Texto escrito dia 20/03/19 ao cruzar fronteira Moçambique com a África do Sul
Uma viajante nata e ainda tenho medo de passar pela imigração para carimbar meu passaporte.
Como assim Rebecca?
Não sei explicar, espera acho que sei explicar…
Não é comum negras e negros viajarem e obviamente uma brasileira negra ou uma mulher latina americana, causa estranheza ao encontrarem livre, leve e solta.
Tenho que contar que não tive muitas experiências agradáveis nas fronteiras como na saída da Bolívia 🇧🇴 em 2010 ao retornar ao Brasil. No aeroporto me pediram para que eu tirasse a roupa e ficasse de cócoras, oi? Eu falo muito bem espanhol, estava sozinha e me espantou quando pediram para eu entrar em uma sala sozinha…. fiquei assustada e entrei. Eu entendia quando as polícias me ordenaram: “tira a roupa!”. Eu relutei, e fingia não entender uma palavra, elas eram incisivas e ainda pediam para eu tirar a roupa e ficar de cócoras. Eu fingia ser muito tapada e não obedecia os comandos, me passando por desentendida. Perguntavam incisivamente o que eu fazia na Bolívia sozinha, quanto tempo eu tinha ficado e o que fazia esse tempo por lá. Eu tremia, tremia e respondia essas perguntas básicas. Estava sendo violentada na imigração, eu não era o tipo de viajante que eles costumavam ver, eu estava a sofrer racismo!
Sem muito prolongar, me deixaram partir viram que eu era apenas uma aventureira em mundo alheio, não precisei tirar a roupa e nem ficar de cócoras. É acho que depois disso, meu medo de fronteiras faz sentido, muito sentido.Mas não parou por aí, quando cehguei no Brasil depois de uma viagem pela Bolívia tive minha bolsa revistada por inteira. Oh céus, precisa disso?

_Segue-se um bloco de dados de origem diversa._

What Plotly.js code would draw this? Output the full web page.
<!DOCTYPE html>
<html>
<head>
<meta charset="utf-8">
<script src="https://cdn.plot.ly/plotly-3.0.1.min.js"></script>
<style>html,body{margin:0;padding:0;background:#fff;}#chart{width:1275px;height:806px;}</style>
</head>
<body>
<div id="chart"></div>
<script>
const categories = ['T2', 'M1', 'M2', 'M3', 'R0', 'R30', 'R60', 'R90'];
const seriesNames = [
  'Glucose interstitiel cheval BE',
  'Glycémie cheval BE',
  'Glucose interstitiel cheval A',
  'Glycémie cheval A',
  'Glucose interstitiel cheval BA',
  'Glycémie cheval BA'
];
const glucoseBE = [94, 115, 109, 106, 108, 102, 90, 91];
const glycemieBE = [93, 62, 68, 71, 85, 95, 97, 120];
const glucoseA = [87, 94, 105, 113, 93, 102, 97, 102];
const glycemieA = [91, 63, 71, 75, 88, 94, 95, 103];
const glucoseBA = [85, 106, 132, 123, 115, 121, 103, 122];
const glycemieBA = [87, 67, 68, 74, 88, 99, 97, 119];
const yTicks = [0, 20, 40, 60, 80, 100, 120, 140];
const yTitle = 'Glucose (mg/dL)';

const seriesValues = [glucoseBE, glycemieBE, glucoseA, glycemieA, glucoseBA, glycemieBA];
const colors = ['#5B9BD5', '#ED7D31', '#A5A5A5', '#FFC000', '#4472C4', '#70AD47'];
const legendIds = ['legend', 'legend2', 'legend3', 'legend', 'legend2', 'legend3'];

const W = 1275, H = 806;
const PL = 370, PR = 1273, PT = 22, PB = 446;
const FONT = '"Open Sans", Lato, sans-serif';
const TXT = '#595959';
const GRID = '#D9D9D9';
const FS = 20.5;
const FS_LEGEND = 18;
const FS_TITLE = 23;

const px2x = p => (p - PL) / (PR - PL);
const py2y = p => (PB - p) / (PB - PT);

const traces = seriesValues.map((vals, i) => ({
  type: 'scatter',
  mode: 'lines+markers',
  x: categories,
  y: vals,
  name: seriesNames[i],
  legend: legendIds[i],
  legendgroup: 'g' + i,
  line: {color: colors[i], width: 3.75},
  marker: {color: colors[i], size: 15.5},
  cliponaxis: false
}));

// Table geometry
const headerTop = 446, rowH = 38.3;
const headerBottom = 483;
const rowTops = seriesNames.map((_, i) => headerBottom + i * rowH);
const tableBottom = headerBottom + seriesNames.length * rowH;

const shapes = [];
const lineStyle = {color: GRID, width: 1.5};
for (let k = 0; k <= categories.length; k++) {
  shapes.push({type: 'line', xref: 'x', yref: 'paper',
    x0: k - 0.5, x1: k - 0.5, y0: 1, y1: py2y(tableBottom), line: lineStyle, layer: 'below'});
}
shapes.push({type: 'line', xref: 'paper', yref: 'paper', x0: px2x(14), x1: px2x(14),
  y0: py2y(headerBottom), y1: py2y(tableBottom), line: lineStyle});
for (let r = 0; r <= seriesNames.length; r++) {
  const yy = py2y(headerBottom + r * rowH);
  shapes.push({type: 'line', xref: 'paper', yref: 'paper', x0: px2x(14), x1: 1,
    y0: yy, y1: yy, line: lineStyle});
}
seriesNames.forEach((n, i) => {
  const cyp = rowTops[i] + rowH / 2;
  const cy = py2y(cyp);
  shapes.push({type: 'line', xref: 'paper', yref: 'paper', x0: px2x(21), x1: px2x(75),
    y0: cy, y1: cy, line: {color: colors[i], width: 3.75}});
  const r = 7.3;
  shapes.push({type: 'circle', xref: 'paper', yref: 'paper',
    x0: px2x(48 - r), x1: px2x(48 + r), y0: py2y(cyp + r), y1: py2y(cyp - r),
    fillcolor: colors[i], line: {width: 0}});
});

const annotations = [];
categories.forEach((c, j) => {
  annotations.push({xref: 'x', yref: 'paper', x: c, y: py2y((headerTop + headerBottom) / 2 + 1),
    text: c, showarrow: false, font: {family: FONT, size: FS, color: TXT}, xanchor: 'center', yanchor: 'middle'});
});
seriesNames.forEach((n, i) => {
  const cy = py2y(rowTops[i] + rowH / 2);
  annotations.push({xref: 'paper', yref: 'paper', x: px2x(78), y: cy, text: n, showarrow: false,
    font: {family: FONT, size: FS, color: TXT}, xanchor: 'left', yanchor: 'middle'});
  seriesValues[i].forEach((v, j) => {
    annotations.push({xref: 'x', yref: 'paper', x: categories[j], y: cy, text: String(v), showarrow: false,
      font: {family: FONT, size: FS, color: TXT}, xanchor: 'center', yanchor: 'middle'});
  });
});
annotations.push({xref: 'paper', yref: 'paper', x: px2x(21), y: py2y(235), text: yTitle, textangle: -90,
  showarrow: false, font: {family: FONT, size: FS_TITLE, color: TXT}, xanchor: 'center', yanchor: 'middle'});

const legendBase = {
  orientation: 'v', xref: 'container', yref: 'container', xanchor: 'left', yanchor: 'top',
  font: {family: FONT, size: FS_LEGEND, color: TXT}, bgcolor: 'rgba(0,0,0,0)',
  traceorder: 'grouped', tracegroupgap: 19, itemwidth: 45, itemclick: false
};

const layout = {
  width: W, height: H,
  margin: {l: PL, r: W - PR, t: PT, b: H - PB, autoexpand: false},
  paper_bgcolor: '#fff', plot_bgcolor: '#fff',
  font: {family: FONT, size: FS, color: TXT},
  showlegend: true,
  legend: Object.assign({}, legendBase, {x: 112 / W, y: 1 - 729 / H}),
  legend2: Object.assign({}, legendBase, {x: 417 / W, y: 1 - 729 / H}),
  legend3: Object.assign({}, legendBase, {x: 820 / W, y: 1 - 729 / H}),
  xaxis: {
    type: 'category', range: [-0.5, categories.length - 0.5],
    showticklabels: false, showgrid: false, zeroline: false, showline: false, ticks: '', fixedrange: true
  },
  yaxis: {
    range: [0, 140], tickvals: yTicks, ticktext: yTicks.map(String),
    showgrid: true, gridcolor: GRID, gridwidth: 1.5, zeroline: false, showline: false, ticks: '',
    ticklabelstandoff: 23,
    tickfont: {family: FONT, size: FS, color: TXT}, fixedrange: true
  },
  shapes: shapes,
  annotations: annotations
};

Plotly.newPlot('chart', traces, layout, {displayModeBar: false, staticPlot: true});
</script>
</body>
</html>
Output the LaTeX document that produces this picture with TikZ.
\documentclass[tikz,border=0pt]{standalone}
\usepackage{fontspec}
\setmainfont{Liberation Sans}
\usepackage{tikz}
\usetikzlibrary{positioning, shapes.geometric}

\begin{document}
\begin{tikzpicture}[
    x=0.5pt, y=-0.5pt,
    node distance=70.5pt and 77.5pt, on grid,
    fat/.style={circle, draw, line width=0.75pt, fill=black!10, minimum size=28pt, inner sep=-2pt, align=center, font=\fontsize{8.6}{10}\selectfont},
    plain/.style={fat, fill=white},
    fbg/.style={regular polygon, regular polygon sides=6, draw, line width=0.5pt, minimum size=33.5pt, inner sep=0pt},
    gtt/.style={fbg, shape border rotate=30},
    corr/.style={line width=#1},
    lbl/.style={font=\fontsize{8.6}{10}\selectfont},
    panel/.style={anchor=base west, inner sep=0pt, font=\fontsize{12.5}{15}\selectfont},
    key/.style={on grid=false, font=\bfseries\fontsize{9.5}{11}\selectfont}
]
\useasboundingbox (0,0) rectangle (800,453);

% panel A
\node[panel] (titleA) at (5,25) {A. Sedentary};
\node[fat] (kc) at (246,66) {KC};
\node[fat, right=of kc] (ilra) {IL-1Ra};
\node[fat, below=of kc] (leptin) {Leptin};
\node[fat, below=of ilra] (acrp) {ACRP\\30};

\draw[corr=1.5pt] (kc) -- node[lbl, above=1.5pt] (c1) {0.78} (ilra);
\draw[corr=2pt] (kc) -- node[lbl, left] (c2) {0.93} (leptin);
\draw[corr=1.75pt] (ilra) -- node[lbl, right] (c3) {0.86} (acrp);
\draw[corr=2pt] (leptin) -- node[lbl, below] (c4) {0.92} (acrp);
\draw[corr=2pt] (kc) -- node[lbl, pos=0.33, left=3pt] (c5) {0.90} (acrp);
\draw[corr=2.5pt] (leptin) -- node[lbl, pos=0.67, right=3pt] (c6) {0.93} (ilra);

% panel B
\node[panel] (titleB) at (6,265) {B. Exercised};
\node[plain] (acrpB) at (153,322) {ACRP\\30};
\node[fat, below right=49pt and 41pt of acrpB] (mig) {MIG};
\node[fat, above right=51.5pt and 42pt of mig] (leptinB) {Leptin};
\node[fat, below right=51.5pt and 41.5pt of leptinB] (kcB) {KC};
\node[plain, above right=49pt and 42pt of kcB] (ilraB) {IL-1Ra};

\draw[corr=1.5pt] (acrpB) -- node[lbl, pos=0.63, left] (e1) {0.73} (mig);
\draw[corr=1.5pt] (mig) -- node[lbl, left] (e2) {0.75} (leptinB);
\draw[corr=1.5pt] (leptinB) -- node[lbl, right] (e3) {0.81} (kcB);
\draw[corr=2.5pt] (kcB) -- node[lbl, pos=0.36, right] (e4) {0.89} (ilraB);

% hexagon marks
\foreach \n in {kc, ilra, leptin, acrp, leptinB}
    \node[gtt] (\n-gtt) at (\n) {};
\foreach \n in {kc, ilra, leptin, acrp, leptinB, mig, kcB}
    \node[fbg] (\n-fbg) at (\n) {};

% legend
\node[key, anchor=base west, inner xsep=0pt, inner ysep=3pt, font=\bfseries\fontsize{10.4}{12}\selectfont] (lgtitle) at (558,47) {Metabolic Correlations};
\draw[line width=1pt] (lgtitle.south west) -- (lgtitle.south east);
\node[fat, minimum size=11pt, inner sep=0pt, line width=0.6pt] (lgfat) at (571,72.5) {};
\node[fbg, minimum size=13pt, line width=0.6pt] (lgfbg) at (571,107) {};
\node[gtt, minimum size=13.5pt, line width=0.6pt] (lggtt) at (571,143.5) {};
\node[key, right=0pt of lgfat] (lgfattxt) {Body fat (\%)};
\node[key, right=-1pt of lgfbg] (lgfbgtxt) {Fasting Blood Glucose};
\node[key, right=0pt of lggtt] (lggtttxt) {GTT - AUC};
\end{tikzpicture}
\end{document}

Na entrada no Uzbequistão 🇺🇿 procedimentos “padrão” revistaram meu computador, malas, hd, fotos no celular… jura que precisa isso? Até ouvir uma gracinha do tipo, que foto linda… ele estava me assediando, na situação de uma viajante querendo entrar no país é como levar um soco e não poder revidar.
Entrar no Cazaquistão eu tive muito medo, eu não estava ilegal, não havia pq ter medo, mas chamarem 4 polícias para conversar entre si, olharem meu passaporte, olharem o meu rosto, não sei o que eles tanto me olhavam, era como se eu fosse uma criminalista. Eu tremia, sou muito expressiva e tentava pensar o que passava na cabeça deles e o que eu tinha feito de errado, após pouco mais de 5 minutos eles disseram: pode ir! Até hoje não sei o que houve, mas eu tinha medo de voltar do Quirquistão pelo Cazaquistão e tudo isso acontecer novamente, eu estava certa no retorno questionavam meu visto.
Saindo do Tadjiquistão, após 1 ano e meio, muitos me conheciam, já estava como figurinha pública e como a garota Tajiquistão versão afro brasileira que morava em Kulob. Falava algumas coisas em tadjiqui, até que 3 mulheres me abordaram e me levaram pra salinha, nesta hora que as pernas tremiam a barriga gelava, ahhh não, logo eu a famosinha do Tadjiquistão? eu compreendia algumas palavras em Tadjiqui, mas me fingi de louca de não entender nada, perguntavam quanto eu tinha na carteira, eu dizia que não entendia, até eu responder que não tinha nada. Eu tinha dinheiro aliás estava indo para uma eurotrip, elas pegaram minha carteira, isso mesmo tiraram a carteira da minha mão e revistaram. Tinha dinheiro, tinha uma quantia razoável, mas eu escondi tão bem na carteira que elas não acharam. Me mandaram embora e não quiseram nem revistar minha bolsa, imaginavam que eu era uma mera coitada.
Meu passaporte atualmente tem 4 folhas sem carimbo, é comum eles perguntarem como eu consegui tudo isso? E o por que países tão estranhos e nada comum? Não me soa uma pergunta educada, não é mesmo?
Acho que tenho muitos relatos para ter medo dos guichês de imigração. Ser negra viajante não é algo muito comum, isso incomoda e sou, somos vítima de um racismo mundialmente institucional nesta sociedade.
Sonho no dia em que minhas pernas não tremam por medo da imigração. Que esse dia venha logo!